- _Given material_:
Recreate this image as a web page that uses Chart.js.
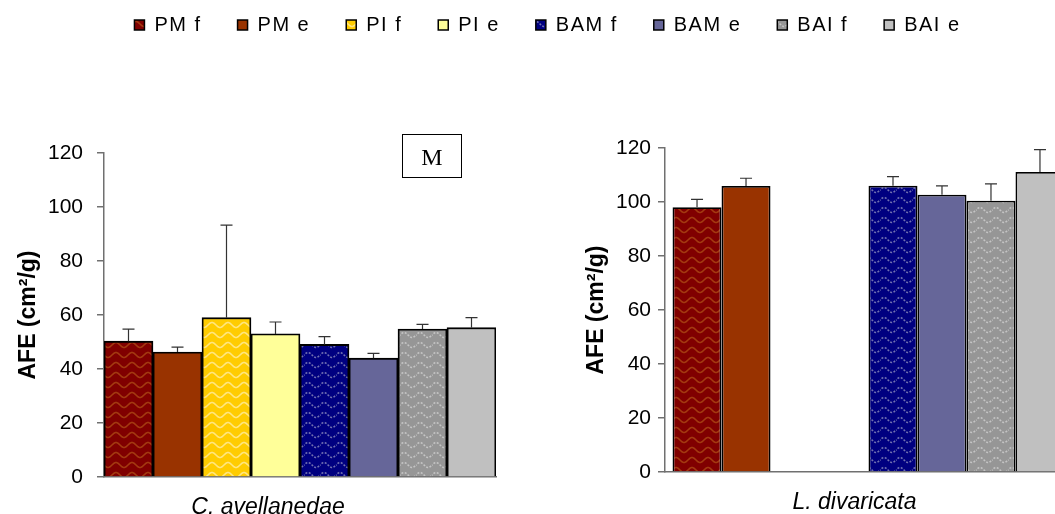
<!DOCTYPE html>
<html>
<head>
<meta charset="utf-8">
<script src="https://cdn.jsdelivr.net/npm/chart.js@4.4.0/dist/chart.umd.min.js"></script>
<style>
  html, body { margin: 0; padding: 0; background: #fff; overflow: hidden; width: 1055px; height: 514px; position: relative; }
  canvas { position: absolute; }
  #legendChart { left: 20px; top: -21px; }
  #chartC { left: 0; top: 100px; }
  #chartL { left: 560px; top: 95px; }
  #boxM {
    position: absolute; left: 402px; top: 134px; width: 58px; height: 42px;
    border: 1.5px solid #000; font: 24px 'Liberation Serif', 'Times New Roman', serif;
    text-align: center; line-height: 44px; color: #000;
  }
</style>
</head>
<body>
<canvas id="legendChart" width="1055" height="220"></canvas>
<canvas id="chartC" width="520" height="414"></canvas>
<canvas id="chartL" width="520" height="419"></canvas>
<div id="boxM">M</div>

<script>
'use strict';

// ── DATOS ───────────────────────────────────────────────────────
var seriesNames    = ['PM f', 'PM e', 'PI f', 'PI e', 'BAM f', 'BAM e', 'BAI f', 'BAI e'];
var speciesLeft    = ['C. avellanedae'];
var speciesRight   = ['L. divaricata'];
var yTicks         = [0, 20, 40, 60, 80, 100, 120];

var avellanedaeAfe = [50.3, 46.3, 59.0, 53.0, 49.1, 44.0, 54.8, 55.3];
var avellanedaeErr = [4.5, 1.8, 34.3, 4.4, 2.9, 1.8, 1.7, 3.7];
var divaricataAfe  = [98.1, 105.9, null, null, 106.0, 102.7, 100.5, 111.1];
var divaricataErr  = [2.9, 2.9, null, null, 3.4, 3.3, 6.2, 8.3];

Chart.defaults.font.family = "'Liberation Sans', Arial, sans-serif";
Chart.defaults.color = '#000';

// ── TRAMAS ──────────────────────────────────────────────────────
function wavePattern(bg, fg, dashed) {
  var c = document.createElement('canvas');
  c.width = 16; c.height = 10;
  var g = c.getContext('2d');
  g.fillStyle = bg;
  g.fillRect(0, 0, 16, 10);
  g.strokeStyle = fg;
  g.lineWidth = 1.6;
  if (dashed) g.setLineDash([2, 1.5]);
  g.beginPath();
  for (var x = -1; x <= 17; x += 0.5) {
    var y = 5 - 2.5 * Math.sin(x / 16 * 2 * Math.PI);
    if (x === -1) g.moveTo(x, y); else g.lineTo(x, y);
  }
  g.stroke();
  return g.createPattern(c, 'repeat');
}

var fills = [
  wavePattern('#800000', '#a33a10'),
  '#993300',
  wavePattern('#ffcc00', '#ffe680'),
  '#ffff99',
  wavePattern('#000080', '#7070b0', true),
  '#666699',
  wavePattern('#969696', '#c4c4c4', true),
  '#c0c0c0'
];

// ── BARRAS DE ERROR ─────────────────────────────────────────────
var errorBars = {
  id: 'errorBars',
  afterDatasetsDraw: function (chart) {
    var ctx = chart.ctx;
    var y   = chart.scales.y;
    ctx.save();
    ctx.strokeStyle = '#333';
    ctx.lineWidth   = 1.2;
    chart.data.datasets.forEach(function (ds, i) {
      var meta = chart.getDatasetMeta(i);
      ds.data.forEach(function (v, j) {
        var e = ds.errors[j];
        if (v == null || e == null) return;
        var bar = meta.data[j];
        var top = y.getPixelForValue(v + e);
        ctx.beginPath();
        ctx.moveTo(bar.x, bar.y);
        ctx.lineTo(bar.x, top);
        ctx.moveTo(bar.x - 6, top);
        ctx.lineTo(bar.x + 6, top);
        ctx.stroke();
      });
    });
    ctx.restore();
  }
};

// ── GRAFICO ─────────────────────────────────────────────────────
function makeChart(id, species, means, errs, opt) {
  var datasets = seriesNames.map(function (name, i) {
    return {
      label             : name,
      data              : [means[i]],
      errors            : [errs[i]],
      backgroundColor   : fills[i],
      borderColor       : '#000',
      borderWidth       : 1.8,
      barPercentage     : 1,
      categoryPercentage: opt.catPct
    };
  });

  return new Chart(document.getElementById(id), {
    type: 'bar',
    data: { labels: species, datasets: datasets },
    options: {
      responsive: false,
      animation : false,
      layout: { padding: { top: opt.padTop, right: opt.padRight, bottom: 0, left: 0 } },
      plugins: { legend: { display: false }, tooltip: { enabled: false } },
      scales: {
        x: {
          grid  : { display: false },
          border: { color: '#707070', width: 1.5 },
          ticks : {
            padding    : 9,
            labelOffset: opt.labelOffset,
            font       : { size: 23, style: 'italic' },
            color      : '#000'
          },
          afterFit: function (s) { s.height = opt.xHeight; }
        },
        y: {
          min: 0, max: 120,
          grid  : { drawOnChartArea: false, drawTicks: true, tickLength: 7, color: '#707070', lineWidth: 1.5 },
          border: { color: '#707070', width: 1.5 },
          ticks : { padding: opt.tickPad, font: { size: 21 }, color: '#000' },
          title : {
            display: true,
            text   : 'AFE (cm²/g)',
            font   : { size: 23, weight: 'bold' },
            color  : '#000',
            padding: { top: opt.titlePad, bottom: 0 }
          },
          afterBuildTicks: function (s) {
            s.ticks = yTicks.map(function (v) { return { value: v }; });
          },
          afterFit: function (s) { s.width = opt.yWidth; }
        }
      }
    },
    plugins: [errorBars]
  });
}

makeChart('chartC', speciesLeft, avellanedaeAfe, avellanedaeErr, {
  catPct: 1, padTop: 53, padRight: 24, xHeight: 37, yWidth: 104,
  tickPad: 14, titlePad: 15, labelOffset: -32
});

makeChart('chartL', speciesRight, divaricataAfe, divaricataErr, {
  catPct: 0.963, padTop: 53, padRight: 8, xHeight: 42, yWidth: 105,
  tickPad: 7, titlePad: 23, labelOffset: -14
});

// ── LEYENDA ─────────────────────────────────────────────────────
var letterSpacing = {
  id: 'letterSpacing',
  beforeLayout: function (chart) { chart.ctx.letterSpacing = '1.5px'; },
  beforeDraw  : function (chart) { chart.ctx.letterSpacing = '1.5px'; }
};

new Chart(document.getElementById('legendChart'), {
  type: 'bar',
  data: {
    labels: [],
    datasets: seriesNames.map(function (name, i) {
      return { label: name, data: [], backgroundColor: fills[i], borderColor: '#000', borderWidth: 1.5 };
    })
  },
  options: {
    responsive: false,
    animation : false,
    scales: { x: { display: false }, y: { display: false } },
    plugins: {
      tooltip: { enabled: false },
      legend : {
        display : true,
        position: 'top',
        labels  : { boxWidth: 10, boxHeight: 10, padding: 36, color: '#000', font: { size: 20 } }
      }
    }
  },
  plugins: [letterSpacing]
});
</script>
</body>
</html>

- _Task to complete_:
Reproduce all of the data exactly; the pictures do not belong in the copy.

- _Output below_:
Recreate this image as a web page that uses Chart.js.
<!DOCTYPE html>
<html>
<head>
<meta charset="utf-8">
<script src="https://cdn.jsdelivr.net/npm/chart.js@4.4.0/dist/chart.umd.min.js"></script>
<style>
  html, body { margin: 0; padding: 0; background: #fff; overflow: hidden; width: 1055px; height: 514px; position: relative; }
  canvas { position: absolute; }
  #legendChart { left: 20px; top: -21px; }
  #chartC { left: 0; top: 100px; }
  #chartL { left: 560px; top: 95px; }
  #boxM {
    position: absolute; left: 402px; top: 134px; width: 58px; height: 42px;
    border: 1.5px solid #000; font: 24px 'Liberation Serif', 'Times New Roman', serif;
    text-align: center; line-height: 44px; color: #000;
  }
</style>
</head>
<body>
<canvas id="legendChart" width="1055" height="220"></canvas>
<canvas id="chartC" width="520" height="414"></canvas>
<canvas id="chartL" width="520" height="419"></canvas>
<div id="boxM">M</div>

<script>
'use strict';

// ── DATOS ───────────────────────────────────────────────────────
var seriesNames    = ['PM f', 'PM e', 'PI f', 'PI e', 'BAM f', 'BAM e', 'BAI f', 'BAI e'];
var speciesLeft    = ['C. avellanedae'];
var speciesRight   = ['L. divaricata'];
var yTicks         = [0, 20, 40, 60, 80, 100, 120];

var avellanedaeAfe = [50.3, 46.3, 59.0, 53.0, 49.1, 44.0, 54.8, 55.3];
var avellanedaeErr = [4.5, 1.8, 34.3, 4.4, 2.9, 1.8, 1.7, 3.7];
var divaricataAfe  = [98.1, 105.9, null, null, 106.0, 102.7, 100.5, 111.1];
var divaricataErr  = [2.9, 2.9, null, null, 3.4, 3.3, 6.2, 8.3];

Chart.defaults.font.family = "'Liberation Sans', Arial, sans-serif";
Chart.defaults.color = '#000';

// ── TRAMAS ──────────────────────────────────────────────────────
function wavePattern(bg, fg, dashed) {
  var c = document.createElement('canvas');
  c.width = 16; c.height = 10;
  var g = c.getContext('2d');
  g.fillStyle = bg;
  g.fillRect(0, 0, 16, 10);
  g.strokeStyle = fg;
  g.lineWidth = 1.6;
  if (dashed) g.setLineDash([2, 1.5]);
  g.beginPath();
  for (var x = -1; x <= 17; x += 0.5) {
    var y = 5 - 2.5 * Math.sin(x / 16 * 2 * Math.PI);
    if (x === -1) g.moveTo(x, y); else g.lineTo(x, y);
  }
  g.stroke();
  return g.createPattern(c, 'repeat');
}

var fills = [
  wavePattern('#800000', '#a33a10'),
  '#993300',
  wavePattern('#ffcc00', '#ffe680'),
  '#ffff99',
  wavePattern('#000080', '#7070b0', true),
  '#666699',
  wavePattern('#969696', '#c4c4c4', true),
  '#c0c0c0'
];

// ── BARRAS DE ERROR ─────────────────────────────────────────────
var errorBars = {
  id: 'errorBars',
  afterDatasetsDraw: function (chart) {
    var ctx = chart.ctx;
    var y   = chart.scales.y;
    ctx.save();
    ctx.strokeStyle = '#333';
    ctx.lineWidth   = 1.2;
    chart.data.datasets.forEach(function (ds, i) {
      var meta = chart.getDatasetMeta(i);
      ds.data.forEach(function (v, j) {
        var e = ds.errors[j];
        if (v == null || e == null) return;
        var bar = meta.data[j];
        var top = y.getPixelForValue(v + e);
        ctx.beginPath();
        ctx.moveTo(bar.x, bar.y);
        ctx.lineTo(bar.x, top);
        ctx.moveTo(bar.x - 6, top);
        ctx.lineTo(bar.x + 6, top);
        ctx.stroke();
      });
    });
    ctx.restore();
  }
};

// ── GRAFICO ─────────────────────────────────────────────────────
function makeChart(id, species, means, errs, opt) {
  var datasets = seriesNames.map(function (name, i) {
    return {
      label             : name,
      data              : [means[i]],
      errors            : [errs[i]],
      backgroundColor   : fills[i],
      borderColor       : '#000',
      borderWidth       : 1.8,
      barPercentage     : 1,
      categoryPercentage: opt.catPct
    };
  });

  return new Chart(document.getElementById(id), {
    type: 'bar',
    data: { labels: species, datasets: datasets },
    options: {
      responsive: false,
      animation : false,
      layout: { padding: { top: opt.padTop, right: opt.padRight, bottom: 0, left: 0 } },
      plugins: { legend: { display: false }, tooltip: { enabled: false } },
      scales: {
        x: {
          grid  : { display: false },
          border: { color: '#707070', width: 1.5 },
          ticks : {
            padding    : 9,
            labelOffset: opt.labelOffset,
            font       : { size: 23, style: 'italic' },
            color      : '#000'
          },
          afterFit: function (s) { s.height = opt.xHeight; }
        },
        y: {
          min: 0, max: 120,
          grid  : { drawOnChartArea: false, drawTicks: true, tickLength: 7, color: '#707070', lineWidth: 1.5 },
          border: { color: '#707070', width: 1.5 },
          ticks : { padding: opt.tickPad, font: { size: 21 }, color: '#000' },
          title : {
            display: true,
            text   : 'AFE (cm²/g)',
            font   : { size: 23, weight: 'bold' },
            color  : '#000',
            padding: { top: opt.titlePad, bottom: 0 }
          },
          afterBuildTicks: function (s) {
            s.ticks = yTicks.map(function (v) { return { value: v }; });
          },
          afterFit: function (s) { s.width = opt.yWidth; }
        }
      }
    },
    plugins: [errorBars]
  });
}

makeChart('chartC', speciesLeft, avellanedaeAfe, avellanedaeErr, {
  catPct: 1, padTop: 53, padRight: 24, xHeight: 37, yWidth: 104,
  tickPad: 14, titlePad: 15, labelOffset: -32
});

makeChart('chartL', speciesRight, divaricataAfe, divaricataErr, {
  catPct: 0.963, padTop: 53, padRight: 8, xHeight: 42, yWidth: 105,
  tickPad: 7, titlePad: 23, labelOffset: -14
});

// ── LEYENDA ─────────────────────────────────────────────────────
var letterSpacing = {
  id: 'letterSpacing',
  beforeLayout: function (chart) { chart.ctx.letterSpacing = '1.5px'; },
  beforeDraw  : function (chart) { chart.ctx.letterSpacing = '1.5px'; }
};

new Chart(document.getElementById('legendChart'), {
  type: 'bar',
  data: {
    labels: [],
    datasets: seriesNames.map(function (name, i) {
      return { label: name, data: [], backgroundColor: fills[i], borderColor: '#000', borderWidth: 1.5 };
    })
  },
  options: {
    responsive: false,
    animation : false,
    scales: { x: { display: false }, y: { display: false } },
    plugins: {
      tooltip: { enabled: false },
      legend : {
        display : true,
        position: 'top',
        labels  : { boxWidth: 10, boxHeight: 10, padding: 36, color: '#000', font: { size: 20 } }
      }
    }
  },
  plugins: [letterSpacing]
});
</script>
</body>
</html>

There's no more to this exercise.